Before you can even judge if reputable investments are appropriate to your situation, the first thing you need to do is decide why you are investing. Is it to have retirement income? Is it to get as much return as possible, as quickly as possible, in order to invest in something else? Is it for the kids’ college funds? Once you decide what you are investing for – one of these reasons, or some combination of them, or something else entirely – then you can decide, with some focused research and some help, how to assess the investment advice that you will get.

In addition to the Internet sites that allow you to place stock trades, there are plenty of others that simply offer advice, on everything from investing and saving to insurance and home/business budgets. Since there is a huge range of opinion about investing, it is best to get input from a variety of different sources, particularly ones that do not agree with one another. This is the best way to stay balanced and independent and ensure that the investing advice you get is supported by facts and figures.

Risks and rewards

You may discover that, along with a balance of long-term and insured investments, you can afford to risk some reasonable amount of money in more active, “speculative” investing. After doing your homework, and deciding what your limits are, this is one of the things that you can do with an online trading account. The potential for greater return carries greater risk, of course, so make sure to do your “due diligence” and come up with balanced, sensible investing advice.

Thoughtful, realistic investing advice will balance safe (“conservative’) investments with riskier, less-secure ones.

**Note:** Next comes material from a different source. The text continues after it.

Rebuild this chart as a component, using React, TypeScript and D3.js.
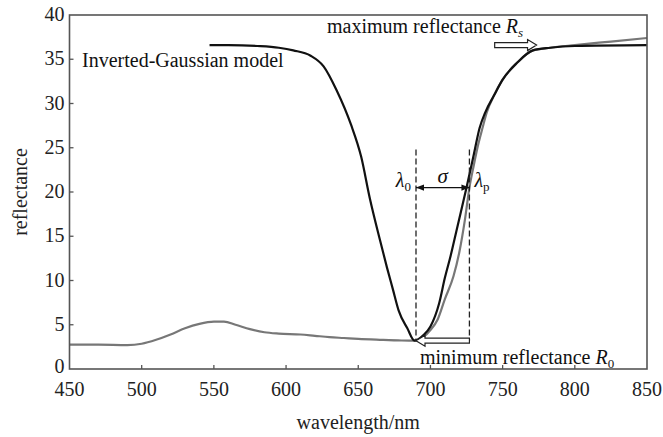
import React from 'react';
import * as d3 from 'd3';

// Measured canopy reflectance spectrum (grey curve)
const measuredWl = [450, 470, 490, 500, 510, 520, 530, 540, 550, 557, 565, 575, 585, 595, 610, 620, 630, 640, 650, 665, 680, 689, 695, 700, 705, 710, 716, 720, 724, 727, 730, 733, 736, 739, 744, 750, 760, 771, 783, 800, 825, 850];
const measuredR = [2.75, 2.75, 2.7, 2.85, 3.3, 3.9, 4.6, 5.1, 5.35, 5.35, 5.0, 4.5, 4.15, 4.0, 3.9, 3.75, 3.6, 3.5, 3.4, 3.3, 3.22, 3.2, 3.6, 4.4, 5.6, 7.9, 10.5, 13.2, 17.0, 20.5, 23.0, 25.3, 27.2, 29.0, 30.9, 32.7, 34.6, 36.0, 36.3, 36.6, 37.0, 37.4];

// Inverted-Gaussian model fit (black curve)
const modelWl = [547, 560, 580, 595, 605, 617, 626, 635, 645, 652, 658, 665, 670, 674, 678, 684, 689, 695, 700, 706, 710, 714, 718, 722, 725, 730, 734, 738, 744, 750, 760, 771, 783, 800, 850];
const modelR = [36.6, 36.6, 36.5, 36.3, 36.0, 35.4, 34.2, 31.5, 27.6, 24.0, 19.3, 14.6, 11.4, 9.0, 6.6, 4.6, 3.2, 3.8, 4.8, 7.4, 10.3, 12.8, 15.6, 18.4, 20.5, 24.2, 27.2, 29.0, 30.9, 32.7, 34.6, 36.0, 36.3, 36.5, 36.6];

const xTicks = [450, 500, 550, 600, 650, 700, 750, 800, 850];
const yTicks = [0, 5, 10, 15, 20, 25, 30, 35, 40];

// Model parameters marked on the chart
const lambda0 = 690;
const lambdaP = 727;
const r0 = 3.2;
const rs = 36.6;
const sigmaLevel = 20.5;
const guideTop = 24.8;
const rsArrowFrom = 744.5;
const rsArrowTo = 773.5;

const W = 663;
const H = 437;
const SERIF = '"Liberation Serif", "Times New Roman", serif';

// Outline of a hollow block arrow from (x1,y) to the tip at (x2,y)
function blockArrow(x1: number, x2: number, y: number) {
  const dir = x2 > x1 ? 1 : -1;
  const headLen = 9;
  const bodyH = 2.5;
  const headH = 5.5;
  const hx = x2 - dir * headLen;
  return `M${x1},${y - bodyH}L${hx},${y - bodyH}L${hx},${y - headH}L${x2},${y}L${hx},${y + headH}L${hx},${y + bodyH}L${x1},${y + bodyH}Z`;
}

export default function App() {
  const x = d3.scaleLinear().domain([450, 850]).range([69.5, 647]);
  const y = d3.scaleLinear().domain([0, 40]).range([369, 15]);

  const line = d3
    .line<[number, number]>()
    .x((d) => x(d[0]))
    .y((d) => y(d[1]))
    .curve(d3.curveMonotoneX);

  const measured = line(measuredWl.map((w, i) => [w, measuredR[i]]) as [number, number][]) || '';
  const model = line(modelWl.map((w, i) => [w, modelR[i]]) as [number, number][]) || '';

  const axisColor = '#555';
  const [x0, x1] = x.range();
  const [yb, yt] = y.range();

  return (
    <svg
      width={W}
      height={H}
      style={{ position: 'absolute', left: 0, top: 0, background: '#fff' }}
      fontFamily={SERIF}
    >
      <defs>
        <marker id="ah" viewBox="0 0 10 10" refX="10" refY="5" markerWidth="10" markerHeight="8" markerUnits="userSpaceOnUse" orient="auto-start-reverse">
          <path d="M0,1L10,5L0,9Z" fill="#111" />
        </marker>
      </defs>

      {/* curves */}
      <path d={measured} fill="none" stroke="#777" strokeWidth={2.2} />
      <path d={model} fill="none" stroke="#111" strokeWidth={2.2} />

      {/* guide lines at lambda0 and lambdaP */}
      <line x1={x(lambda0)} x2={x(lambda0)} y1={y(guideTop)} y2={y(r0)} stroke="#222" strokeWidth={1.3} strokeDasharray="6,3" />
      <line x1={x(lambdaP)} x2={x(lambdaP)} y1={y(guideTop)} y2={y(r0)} stroke="#222" strokeWidth={1.3} strokeDasharray="6,3" />

      {/* sigma double arrow */}
      <line
        x1={x(lambda0)}
        x2={x(lambdaP)}
        y1={y(sigmaLevel)}
        y2={y(sigmaLevel)}
        stroke="#111"
        strokeWidth={1.4}
        markerStart="url(#ah)"
        markerEnd="url(#ah)"
      />
      <text x={(x(lambda0) + x(lambdaP)) / 2} y={y(sigmaLevel) - 5} fontSize={21} fontStyle="italic" textAnchor="middle" fill="#111">σ</text>
      <text x={x(lambda0) - 5} y={y(sigmaLevel) - 1} fontSize={20} textAnchor="end" fill="#111">
        <tspan fontStyle="italic">λ</tspan>
        <tspan fontSize={13} dy={4}>0</tspan>
      </text>
      <text x={x(lambdaP) + 5} y={y(sigmaLevel) - 1} fontSize={20} fill="#111">
        <tspan fontStyle="italic">λ</tspan>
        <tspan fontSize={13} dy={4}>p</tspan>
      </text>

      {/* block arrows for Rs and R0 */}
      <path d={blockArrow(x(rsArrowFrom), x(rsArrowTo), y(rs))} fill="#fff" stroke="#222" strokeWidth={1.2} />
      <path d={blockArrow(x(lambdaP), x(lambda0), y(r0))} fill="#fff" stroke="#222" strokeWidth={1.2} />

      {/* annotations */}
      <text x={82} y={67} fontSize={20} fill="#111">Inverted-Gaussian model</text>
      <text x={327} y={33} fontSize={20} fill="#111">
        maximum reflectance <tspan fontStyle="italic">R</tspan>
        <tspan fontStyle="italic" fontSize={13} dy={4}>s</tspan>
      </text>
      <text x={420} y={364} fontSize={20} fill="#111">
        minimum reflectance <tspan fontStyle="italic">R</tspan>
        <tspan fontSize={13} dy={4}>0</tspan>
      </text>

      {/* frame */}
      <rect x={x0} y={yt} width={x1 - x0} height={yb - yt} fill="none" stroke={axisColor} strokeWidth={1.6} />

      {/* x axis ticks */}
      {xTicks.map((t) => (
        <g key={`x${t}`}>
          {t !== 450 && t !== 850 && (
            <line x1={x(t)} x2={x(t)} y1={yb} y2={yb - 4} stroke={axisColor} strokeWidth={1.3} />
          )}
          <text x={x(t)} y={yb + 27} fontSize={20} textAnchor="middle" fill="#222">{t}</text>
        </g>
      ))}

      {/* y axis ticks */}
      {yTicks.map((t) => (
        <g key={`y${t}`}>
          {t !== 0 && t !== 40 && (
            <line x1={x0} x2={x0 + 4} y1={y(t)} y2={y(t)} stroke={axisColor} strokeWidth={1.3} />
          )}
          <text x={x0 - 5} y={y(t) + (t === 0 ? 4 : 6)} fontSize={20} textAnchor="end" fill="#222">{t}</text>
        </g>
      ))}

      {/* axis titles */}
      <text x={(x0 + x1) / 2} y={429} fontSize={20} textAnchor="middle" fill="#222">wavelength/nm</text>
      <text transform={`translate(27,${(yb + yt) / 2}) rotate(-90)`} fontSize={20} textAnchor="middle" fill="#222">reflectance</text>
    </svg>
  );
}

The latter, of course, pay off more than the safer alternatives, when they do pay off, that is. You must learn how to balance speculation with safety, and very early in the process you will need good advice on the maximum amount of your invested funds you are willing to lose. Most of the time, this amount will be a mere fraction of the total. Veteran financial planners will help you determine what is right and best for your particular situation.

If you retain a student mentality and continue to study investments and financial planning, investing can be both fun and rewarding. Read a variety of different opinions, play it safe and don’t put all your eggs in one basket. In other words, stay involved, interested and motivated, taking in a balanced diet of investing advice. This way, investing stays fun – and one bad day or wrong stock pick won’t ruin you.